[discuss] surveillance governance, was Re: [governance] NTIA statement

"Kleinwächter, Wolfgang" wolfgang.kleinwaechter at medienkomm.uni-halle.de
Tue Mar 18 09:58:05 UTC 2014


Parminder:
In the circumstances, we need a standing global mechanism where such discussions of Internet related social issues (the top layer in Vint Cerf's paper) could take place, and appropriate measures begun to be shaped; which would of course eventually involve a lot of different actors . The biggest existing global Internet governance issue or problem is the absence of any such standing global forum or mechanism. 

Wolfgang:
Mechanisms should emerge on the basis of concrete needs and identified gaps. The first thing you have to do is to define the issues which have no existing natural home. Many public policy related Internet issues have a natural home. There are about 50 governmental and non-governmental global organisations dealing with various Internet related issues: From UN bodies like the Human Rights Concil to the I*Organisations. To find out what the missing link is and where we have a gap (or a malfunction) we need first of all  something like a Multistakeholder Internet Governance Clearing House (I have called this MIPOG / Multistakeholder Internet Policy Group).
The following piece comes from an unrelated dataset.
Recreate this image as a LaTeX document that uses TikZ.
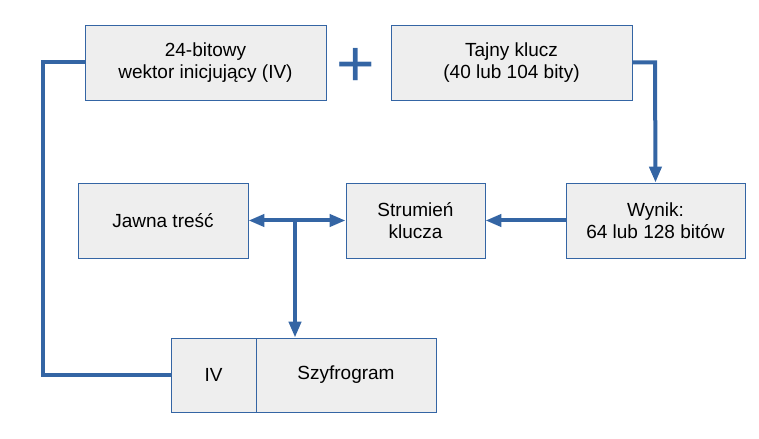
\documentclass[tikz,border=0pt]{standalone}
\usepackage{fontspec}
\setmainfont{Liberation Sans}
\usetikzlibrary{arrows.meta,calc}
\definecolor{lblue}{HTML}{3465A4}
\definecolor{boxfill}{HTML}{EEEEEE}
\tikzset{
  blk/.style={draw=lblue, line width=0.8bp, fill=boxfill, inner sep=0pt, align=center, font=\fontsize{19bp}{22bp}\selectfont},
  conn/.style={draw=lblue, line width=4bp},
  arr/.style={conn, -{Triangle[length=16bp, width=12bp]}},
  darr/.style={conn, {Triangle[length=16bp, width=12bp]}-{Triangle[length=16bp, width=12bp]}}
}
\begin{document}
\begin{tikzpicture}[x=1bp,y=-1bp]
\useasboundingbox (0,0) rectangle (759,439);
\node[blk, minimum width=241bp, minimum height=75bp] (iv) at (205.5,62.5) {24-bitowy\\wektor inicjujący (IV)};
\node[blk, minimum width=241bp, minimum height=75bp] (key) at (511.5,62.5) {Tajny klucz\\(40 lub 104 bity)};
\node[text=lblue, inner sep=0pt, font=\fontsize{66bp}{66bp}\selectfont] (plus) at (356,67.5) {+};
\node[blk, minimum width=179bp, minimum height=75bp] (wyn) at (655.5,220.5) {Wynik:\\64 lub 128 bitów};
\node[blk, minimum width=139bp, minimum height=75bp] (str) at (415.5,220.5) {Strumień\\klucza};
\node[blk, minimum width=170bp, minimum height=75bp] (jaw) at (163,220.5) {Jawna treść};
\node[blk, minimum width=85bp, minimum height=74bp] (ivc) at (213.5,375) {IV};
\node[blk, minimum width=180bp, minimum height=74bp] (szy) at (346,375) {Szyfrogram};
\coordinate (L1) at (43,62.5);
\coordinate (L2) at (43,375);
\coordinate (R1) at (655,62.5);
\coordinate (J) at (295,221);
\draw[conn, line join=miter] (iv.west) -- (L1) -- (L2) -- (ivc.west);
\draw[arr] (key.east) -- (R1) -- (wyn.north);
\draw[arr] (wyn.west) -- (str.east);
\draw[darr] (jaw.east) -- (str.west);
\draw[arr] (J) -- (J |- szy.north);
\end{tikzpicture}
\end{document}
If a stakeholder, including a national government, has a problem, it could go to MIPOG with a request and MIPOG would recommend how to move forward by delegating the request to an existing  mechanism or by launching a (multistakeholder) process in a bottom up, inclusive, open and transparent way to develop policies (as an RFC) which could, if needed, also include the launch of new multistakeholder mechanisms.